In an effort to save expenses, Stellantis is terminating roughly 400 salaried staff members in its engineering, technology, and software divisions in the United States as the automaker faces challenging market conditions.
On March 22, Stellantis announced layoffs following a rigorous organizational review. The layoff is expected to affect approximately 2% of workers in their units. As of the end of the previous year, Stellantis employed 11,800 salaried workers in the United States.
Layoffs will take effect on March 31, 2024.
The engineering and technology division of Stellantis laid off salaried, nonunion workers in the United States on a “mandatory remote work day.”
After Fiat Chrysler and French automaker PSA Groupe merged to form Stellantis in 2021, Carlos Tavares, the firm’s CEO, has recently taken steps to reduce expenses through buyouts, layoffs, and other means.
The reductions are a component of an effort to meet the objectives of Stellantis’ “Dare Forward 2030” strategy plan, which includes raising profitability and tripling the automaker’s revenue to 300 billion euros, or $335 billion, by that time.

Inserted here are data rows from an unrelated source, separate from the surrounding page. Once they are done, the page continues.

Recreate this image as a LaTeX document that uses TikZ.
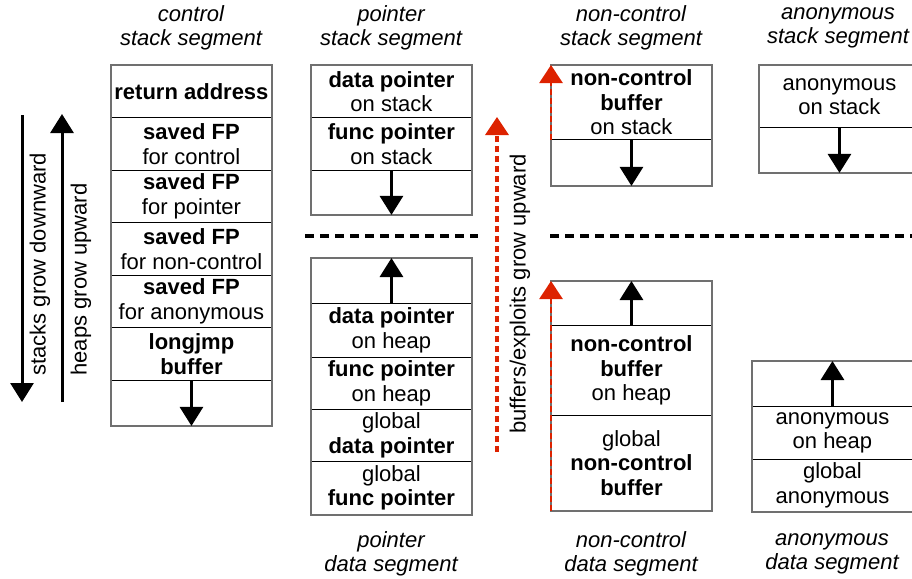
\documentclass[tikz,border=0pt]{standalone}
\usepackage{fontspec}
\setmainfont{Liberation Sans}
\usetikzlibrary{arrows.meta}

\definecolor{framegray}{RGB}{112,112,112}
\definecolor{exploitred}{RGB}{221,34,0}
\newcommand{\diagfont}{\fontsize{22}{24.5}\selectfont}

\tikzset{
  cell/.style={draw=black, line width=0.9pt, minimum width=160pt, inner sep=0pt,
    align=center, anchor=north west},
  frame/.style={draw=framegray, line width=1.3pt},
  growarrow/.style={line width=3pt, -{Triangle[width=23pt,length=19pt]}},
  exploit/.style={exploitred, line width=3.3pt, dash pattern=on 6pt off 4pt,
    -{Triangle[width=23pt,length=18pt]}},
  edgeexploit/.style={exploit, line width=2.6pt, dash pattern=on 6pt off 3pt},
  boundary/.style={line width=3.2pt, dash pattern=on 9pt off 6pt},
  seglabel/.style={font=\diagfont\itshape, align=center},
}

\begin{document}
\begin{tikzpicture}[x=1pt,y=-1pt,font=\diagfont]
  \useasboundingbox (0,0) rectangle (912,578);

  % growth directions on the far left
  \coordinate (stktop) at (22,115);
  \coordinate (stkbot) at (22,402);
  \coordinate (heaptop) at (62,114);
  \coordinate (heapbot) at (62,402);
  \draw[growarrow] (stktop) -- (stkbot);
  \draw[growarrow] (heapbot) -- (heaptop);
  \node[rotate=90, anchor=west] (stklbl) at (40,379) {stacks grow downward};
  \node[rotate=90, anchor=west] (heaplbl) at (81,379) {heaps grow upward};

  % control stack
  \node[seglabel] (ctlhead) at (191,28) {control\\stack segment};
  \node[cell, minimum height=52pt] (ret) at (111,65) {\textbf{return address}};
  \node[cell, minimum height=53pt] (fpc) at (111,117) {\textbf{saved FP}\\for control};
  \node[cell, minimum height=52pt] (fpp) at (111,170) {\textbf{saved FP}\\for pointer};
  \node[cell, minimum height=53pt] (fpn) at (111,222) {\textbf{saved FP}\\for non-control};
  \node[cell, minimum height=52pt] (fpa) at (111,275) {\textbf{saved FP}\\for anonymous};
  \node[cell, minimum height=53pt] (ljb) at (111,327) {\textbf{longjmp}\\\textbf{buffer}};
  \node[cell, minimum height=45pt] (ctlgap) at (111,380) {};
  \draw[frame] (ret.north west) rectangle (ctlgap.south east);
  \draw[growarrow] (ctlgap.north) -- (ctlgap.south);

  % pointer stack
  \node[seglabel] (ptrhead) at (391,28) {pointer\\stack segment};
  \node[cell, minimum height=52pt] (dps) at (311,65) {\textbf{data pointer}\\on stack};
  \node[cell, minimum height=53pt] (fps) at (311,117) {\textbf{func pointer}\\on stack};
  \node[cell, minimum height=44pt] (ptrgap) at (311,170) {};
  \draw[frame] (dps.north west) rectangle (ptrgap.south east);
  \draw[growarrow] (ptrgap.north) -- (ptrgap.south);

  % stack / data boundary
  \draw[boundary] (305,236) -- (478,236);
  \draw[boundary] (550,236) -- (912,236);

  % pointer data
  \node[cell, minimum height=45pt] (ptrtop) at (311,258) {};
  \node[cell, minimum height=54pt] (dph) at (311,303) {\textbf{data pointer}\\on heap};
  \node[cell, minimum height=52pt] (fph) at (311,357) {\textbf{func pointer}\\on heap};
  \node[cell, minimum height=52pt] (gdp) at (311,409) {global\\\textbf{data pointer}};
  \node[cell, minimum height=53pt] (gfp) at (311,461) {global\\\textbf{func pointer}};
  \draw[frame] (ptrtop.north west) rectangle (gfp.south east);
  \draw[growarrow] (ptrtop.south) -- (ptrtop.north);
  \node[seglabel] (ptrfoot) at (391,554) {pointer\\data segment};

  % buffers overflow toward higher addresses
  \coordinate (bufbot) at (497,452);
  \coordinate (buftop) at (497,117);
  \draw[exploit] (bufbot) -- (buftop);
  \node[rotate=90] (buflbl) at (520,294) {buffers/exploits grow upward};

  % non-control stack
  \node[seglabel] (nchead) at (631,28) {non-control\\stack segment};
  \node[cell, minimum height=74pt] (ncs) at (551,65) {\textbf{non-control}\\\textbf{buffer}\\on stack};
  \node[cell, minimum height=46pt] (ncgap) at (551,139) {};
  \draw[frame] (ncs.north west) rectangle (ncgap.south east);
  \draw[growarrow] (ncgap.north) -- (ncgap.south);
  \draw[edgeexploit] (ncs.south west) -- (ncs.north west);

  % non-control data
  \node[cell, minimum height=44pt] (nctop) at (551,281) {};
  \node[cell, minimum height=90pt] (nch) at (551,325) {\textbf{non-control}\\\textbf{buffer}\\on heap};
  \node[cell, minimum height=95pt] (ncg) at (551,415) {global\\\textbf{non-control}\\\textbf{buffer}};
  \draw[frame] (nctop.north west) rectangle (ncg.south east);
  \draw[growarrow] (nctop.south) -- (nctop.north);
  \draw[edgeexploit] (ncg.south west) -- (nctop.north west);
  \node[seglabel] (ncfoot) at (631,554) {non-control\\data segment};

  % anonymous stack
  \node[seglabel] (anhead) at (838,28) {anonymous\\stack segment};
  \node[cell, minimum height=62pt] (ans) at (759,65) {anonymous\\on stack};
  \node[cell, minimum height=45pt] (angap) at (759,127) {};
  \draw[frame] (ans.north west) rectangle (angap.south east);
  \draw[growarrow] (angap.north) -- (angap.south);

  % anonymous data
  \node[cell, minimum height=45pt] (antop) at (752,361) {};
  \node[cell, minimum height=53pt] (anh) at (752,406) {anonymous\\on heap};
  \node[cell, minimum height=52pt] (ang) at (752,459) {global\\anonymous};
  \draw[frame] (antop.north west) rectangle (ang.south east);
  \draw[growarrow] (antop.south) -- (antop.north);
  \node[seglabel] (anfoot) at (832,554) {anonymous\\data segment};
\end{tikzpicture}
\end{document}
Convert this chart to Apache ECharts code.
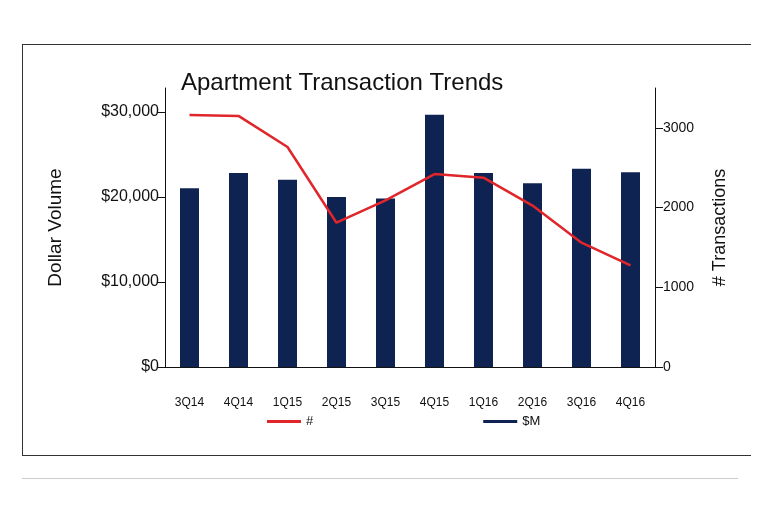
<!DOCTYPE html>
<html><head><meta charset="utf-8">
<script src="https://cdn.jsdelivr.net/npm/echarts@6/dist/echarts.min.js"></script>
<style>
html,body{margin:0;padding:0;background:#fff;}
#frame{position:absolute;left:22px;top:44px;width:728px;height:410px;border:1px solid #333;border-right:none;}
#rule{position:absolute;left:22px;top:478px;width:716px;height:1px;background:#ccc;}
#chart{position:absolute;left:0;top:0;width:768px;height:523px;}
</style></head>
<body>
<div id="frame"></div><div id="rule"></div>
<div id="chart"></div>
<script>
var quarters = ['3Q14','4Q14','1Q15','2Q15','3Q15','4Q15','1Q16','2Q16','3Q16','4Q16'];
var dollarVolume = [21000,22800,22000,20000,19800,29650,22800,21600,23300,22900];
var transactions = [3160,3150,2760,1810,2090,2420,2375,2025,1560,1275];
var leftTicks = [0,10000,20000,30000];

var chart = echarts.init(document.getElementById('chart'));
var font = 'Liberation Sans, Arial, sans-serif';
chart.setOption({
  animation: false,
  textStyle: { fontFamily: font },
  title: { text: 'Apartment Transaction Trends', left: 176, top: 66,
    textStyle: { fontSize: 24, fontWeight: 'normal', color: '#111', fontFamily: font } },
  legend: {
    top: 410, left: 262, itemGap: 170, itemWidth: 34, itemHeight: 3,
    textStyle: { fontSize: 13, color: '#111' },
    data: [{ name: '#', icon: 'rect' }, { name: '$M', icon: 'rect' }]
  },
  grid: { left: 165, right: 113, top: 88, bottom: 156 },
  xAxis: {
    type: 'category', data: quarters,
    axisLine: { lineStyle: { color: '#111' } },
    axisTick: { length: 6, lineStyle: { color: '#111' } },
    axisLabel: { color: '#111', fontSize: 12, margin: 30 }
  },
  yAxis: [{
    type: 'value', min: 0, max: 32800, interval: 10000,
    name: 'Dollar Volume', nameLocation: 'middle', nameGap: 100, nameRotate: 90,
    nameTextStyle: { fontSize: 19, color: '#111' },
    splitLine: { show: false },
    axisLine: { show: true, lineStyle: { color: '#111' } },
    axisTick: { show: true, length: 8, lineStyle: { color: '#111' } },
    axisLabel: { color: '#111', fontSize: 16, margin: 6, showMaxLabel: false,
      formatter: function (v) { return leftTicks.indexOf(v) < 0 ? '' : '$' + v.toLocaleString('en-US'); } }
  }, {
    type: 'value', min: 0, max: 3500, interval: 1000,
    name: '# Transactions', nameLocation: 'middle', nameGap: 56, nameRotate: 90,
    nameTextStyle: { fontSize: 18, color: '#111' },
    splitLine: { show: false },
    axisLine: { show: true, lineStyle: { color: '#111' } },
    axisTick: { show: true, length: 8, lineStyle: { color: '#111' } },
    axisLabel: { color: '#111', fontSize: 14, margin: 8, showMaxLabel: false,
      formatter: function (v) { return String(v); } }
  }],
  series: [{
    name: '$M', type: 'bar', data: dollarVolume, barWidth: 19,
    itemStyle: { color: '#0f2352' }
  }, {
    name: '#', type: 'line', yAxisIndex: 1, data: transactions,
    symbol: 'none', lineStyle: { color: '#e0262a', width: 2.5 }, itemStyle: { color: '#e0262a' }
  }]
});
</script>
</body></html>
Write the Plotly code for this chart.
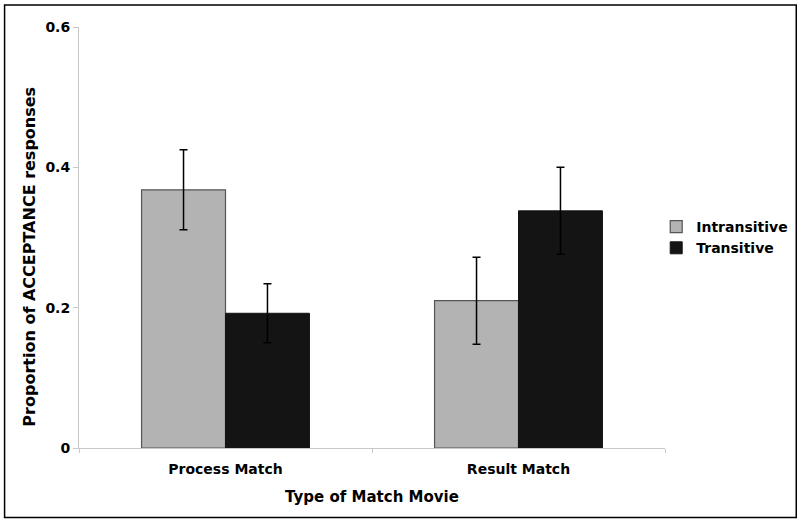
import plotly.graph_objects as go

categories = ['Process Match', 'Result Match']
intransitive = [0.368, 0.210]
intransitive_err = [0.057, 0.062]
transitive = [0.192, 0.338]
transitive_err = [0.042, 0.062]
y_ticks = [0, 0.2, 0.4, 0.6]
y_tick_labels = ['0', '0.2', '0.4', '0.6']

font_family = 'DejaVu Sans'
colors = {'gray': '#B3B3B3', 'black': '#141414', 'axis': '#C8C8C8'}

fig = go.Figure()

fig.add_trace(go.Bar(
    x=categories,
    y=intransitive,
    name='Intransitive',
    marker=dict(color=colors['gray'], line=dict(color='#555555', width=1.2)),
    error_y=dict(type='data', array=intransitive_err, color='black', thickness=1.5, width=4)
))

fig.add_trace(go.Bar(
    x=categories,
    y=transitive,
    name='Transitive',
    marker=dict(color=colors['black'], line=dict(color='#141414', width=1)),
    error_y=dict(type='data', array=transitive_err, color='black', thickness=1.5, width=4)
))

fig.update_xaxes(
    showline=True, linecolor=colors['axis'], linewidth=1,
    ticks='outside', tickson='boundaries', ticklen=4, tickcolor=colors['axis'],
    ticklabelstandoff=8, showgrid=False,
    tickfont=dict(family=font_family, size=14, color='black', weight='bold'),
    title=dict(text='Type of Match Movie', standoff=15,
               font=dict(family=font_family, size=15, color='black', weight='bold')),
)

fig.update_yaxes(
    range=[0, 0.6], tickvals=y_ticks, ticktext=y_tick_labels,
    showline=True, linecolor=colors['axis'], linewidth=1,
    ticks='outside', ticklen=5, tickcolor=colors['axis'], showgrid=False, zeroline=False,
    tickfont=dict(family=font_family, size=14, color='black', weight='bold'),
)

fig.add_annotation(
    text='Proportion of ACCEPTANCE responses', textangle=-90,
    xref='paper', yref='paper', x=-0.085, y=0.455, xanchor='center', yanchor='middle',
    showarrow=False,
    font=dict(family=font_family, size=16, color='black', weight='bold')
)

# outer frame of the chart
fig.add_shape(type='rect', xref='paper', yref='paper',
              x0=-0.127, x1=1.224, y0=-0.165, y1=1.052,
              line=dict(color='black', width=1.5))

fig.update_layout(
    width=800, height=522,
    margin=dict(l=79, r=135, t=27, b=74, autoexpand=False),
    plot_bgcolor='white', paper_bgcolor='white',
    barmode='group', bargap=0.427, bargroupgap=0,
    showlegend=True,
    legend=dict(x=0.985, y=0.5, yanchor='middle', xanchor='left',
                font=dict(family=font_family, size=14, color='black', weight='bold'),
                itemwidth=30, tracegroupgap=2),
)

# drop the default page margin so the figure sits at the window corner
fig.write_html('out.html', config={'displayModeBar': False},
               post_script="document.body.style.margin='0';")
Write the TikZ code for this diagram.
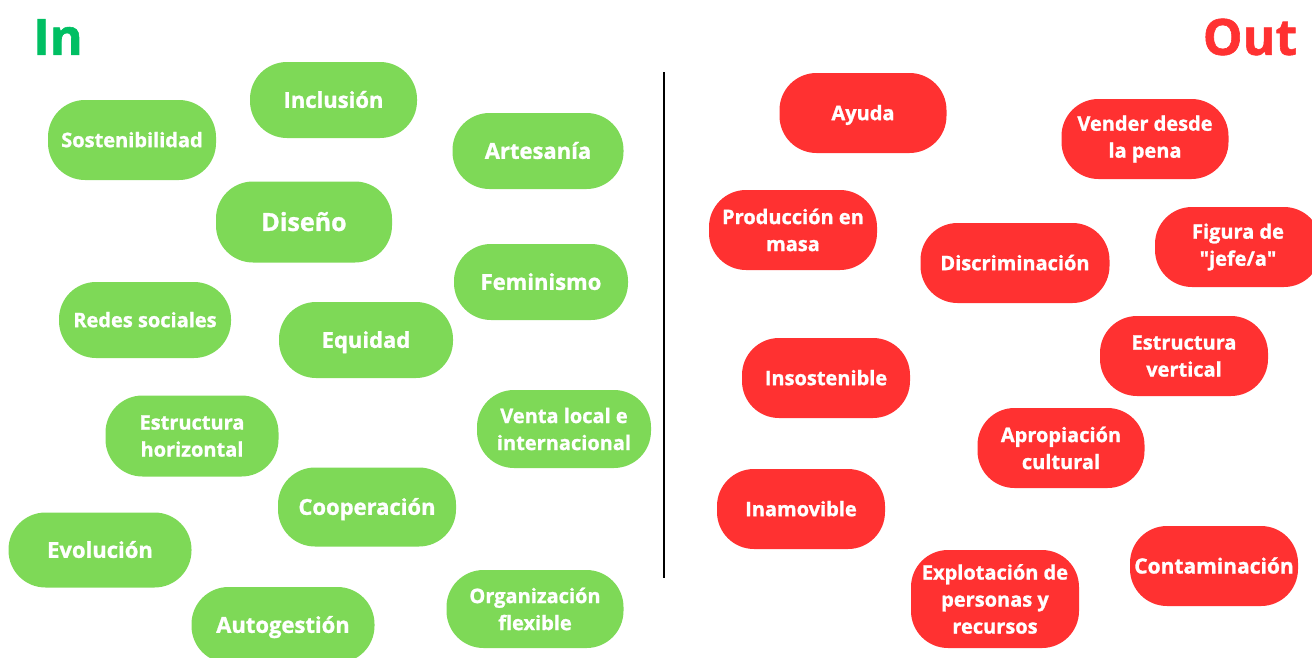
\documentclass[tikz,border=0pt]{standalone}
\usepackage{fontspec}
\setmainfont{Open Sans}[BoldFeatures={FakeBold=1.2}]
\newfontfamily\qfont{Open Sans}[BoldFeatures={FakeBold=1.2}]
\newcommand{\dq}{{\qfont\bfseries"}}
\definecolor{gfill}{HTML}{7ED957}
\definecolor{rfill}{HTML}{FF3131}
\definecolor{intitle}{HTML}{00BF63}
\tikzset{
  pill/.style={rounded corners=37pt, inner sep=0pt, text=white, align=center,
    font=\bfseries\fontsize{20}{27}\selectfont, minimum width=168pt, minimum height=80pt},
  gbox/.style={pill, fill=gfill},
  rbox/.style={pill, fill=rfill},
  big/.style={font=\bfseries\fontsize{22}{27}\selectfont},
  one/.style={text height=#1, text depth=0pt},
  title/.style={font=\bfseries\fontsize{50}{50}\selectfont, inner sep=0pt}
}
\begin{document}
\begin{tikzpicture}[x=1pt,y=-1pt]
\useasboundingbox (0,0) rectangle (1312,657);
\clip (0,0) rectangle (1312,657);
% titles
\node[title, text=intitle] (tin) at (58,37) {In};
\node[title, text=rfill] (tout) at (1250,37) {Out};
% divider
\coordinate (dtop) at (664,72);
\coordinate (dbot) at (664,578);
\draw[line width=2pt] (dtop) -- (dbot);
% green
\node[gbox, one=14.3pt, minimum width=168pt, minimum height=80pt] (g1) at (132,140) {Sostenibilidad};
\node[gbox, big, one=15.7pt, minimum width=167pt, minimum height=76pt] (g2) at (333.5,100) {Inclusión};
\node[gbox, big, one=15.7pt, minimum width=171pt, minimum height=76pt] (g3) at (538,151) {Artesanía};
\node[gbox, font=\bfseries\fontsize{25}{27}\selectfont, one=17.9pt, minimum width=176pt, minimum height=81pt] (g4) at (304,222) {Diseño};
\node[gbox, big, one=15.7pt, minimum width=174pt, minimum height=76pt] (g5) at (541,282) {Feminismo};
\node[gbox, one=14.3pt, minimum width=172pt, minimum height=76pt] (g6) at (145,320) {Redes sociales};
\node[gbox, big, one=15.7pt, minimum width=174pt, minimum height=76pt] (g7) at (366,340) {Equidad};
\node[gbox, minimum width=173pt, minimum height=81pt] (g8) at (192,436) {Estructura\\horizontal};
\node[gbox, minimum width=174pt, minimum height=78pt] (g9) at (564,429) {Venta local e\\internacional};
\node[gbox, big, one=15.7pt, minimum width=178pt, minimum height=79pt] (g10) at (367,507) {Cooperación};
\node[gbox, big, one=15.7pt, minimum width=183pt, minimum height=75pt] (g11) at (100,550) {Evolución};
\node[gbox, big, one=15.7pt, minimum width=183pt, minimum height=76pt] (g12) at (283,625) {Autogestión};
\node[gbox, minimum width=177pt, minimum height=78pt] (g13) at (535,609) {Organización\\flexible};
% red
\node[rbox, one=14.3pt, minimum width=167pt] (r1) at (863,113) {Ayuda};
\node[rbox, minimum width=167pt] (r2) at (1145,139) {Vender desde\\la pena};
\node[rbox] (r3) at (793,230) {Producción en\\masa};
\node[rbox, one=14.3pt, minimum width=189pt] (r4) at (1015,263) {Discriminación};
\node[rbox, minimum width=166pt] (r5) at (1238,247) {Figura de\\\dq jefe/a\dq};
\node[rbox] (r6) at (1184,356) {Estructura\\vertical};
\node[rbox, one=14.3pt] (r7) at (826,378) {Insostenible};
\node[rbox, minimum width=167pt] (r8) at (1061,448) {Apropiación\\cultural};
\node[rbox, one=14.3pt] (r9) at (801,509) {Inamovible};
\node[rbox, minimum height=98pt] (r10) at (995,599) {Explotación de\\personas y\\recursos};
\node[rbox, font=\bfseries\fontsize{21}{27}\selectfont, one=15pt] (r11) at (1214,566) {Contaminación};
\end{tikzpicture}
\end{document}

The automaker is enhancing efficiency and optimizing its cost structure to withstand unprecedented uncertainties and competitive pressures in the global auto industry. In an emailed statement, the company acknowledged the difficulty of this news but emphasized that these actions aim to align resources and preserve critical skills. This strategic move supports their focus on implementing an EV product offensive and executing the Dare Forward 2030 strategic plan, ensuring a competitive advantage in the evolving market landscape.